Pungmul juga tampil dalam berbagai upacara musiman seperti festival penanaman musim semi, upacara memanggil hujan di musim panas, perayaan panen di musim gugur, dan ritual solstis musim dingin untuk mengusir roh jahat dan menyambut tahun baru. Kostum berwarna cerah yang dikenakan oleh para pemain seringkali memiliki simbolisme warna yang mewakili lima elemen (kayu, api, tanah, logam, dan air) serta lima arah utama, menekankan keterkaitan pungmul dengan alam dan filosofi tradisional Korea.
Pungmul sebagai Sarana Pembentukan Komunitas
Selain berperan dalam aspek musikal, pungmul juga berfungsi untuk memperkuat ikatan sosial dan identitas kolektif. Sifat partisipatif dari pertunjukan pungmul menciptakan pengalaman bersama yang melampaui batas usia, gender, dan status sosial, menyatukan warga dalam ekspresi budaya yang sama. Semua orang di desa didorong untuk berpartisipasi, baik dengan memainkan alat musik, menari, atau hanya sekadar bertepuk tangan.

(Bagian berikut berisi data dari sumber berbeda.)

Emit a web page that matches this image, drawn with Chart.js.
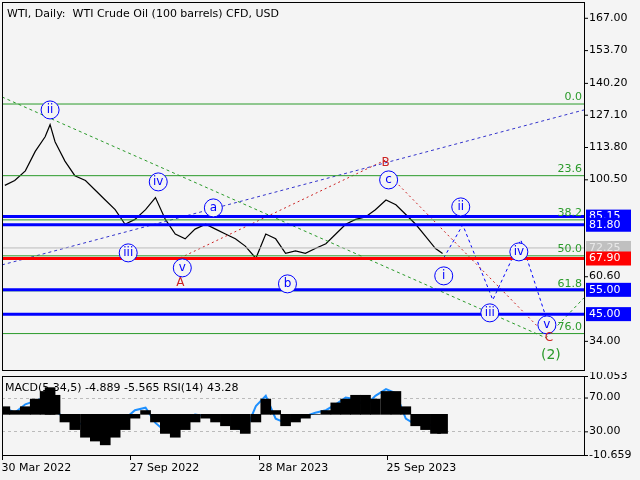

Para pemain japsaek berinteraksi langsung dengan penonton, menciptakan pengalaman yang imersif, dan mengaburkan batas antara pemain dan penonton. Gerakan dan irama yang tersinkronisasi menciptakan rasa persatuan dan energi kolektif. Penampilan ini juga menjadi kesempatan untuk transfer pengetahuan dari generasi yang lebih tua ke generasi muda, menjaga warisan budaya tetap hidup.
Dalam konteks modern, pungmul terus membawa masyarakat bersama, beradaptasi dengan lingkungan perkotaan dan mengingatkan rakyat Korea akan akar budaya yang dimiliki bersama, terutama di dunia yang semakin terhubung secara global.
Pungmul adalah cerminan dari perjalanan budaya Korea yang penuh dinamika, yang awalnya bermula sebagai musik pengiring di lahan pertanian menjadi penyemangat para demonstran di protes jalanan, dari acara desa hingga panggung internasional. Seni ini tidak hanya berfungsi sebagai hiburan, tetapi juga sebagai sarana untuk menjaga identitas budaya, menguatkan solidaritas sosial, dan mengekspresikan pandangan politik.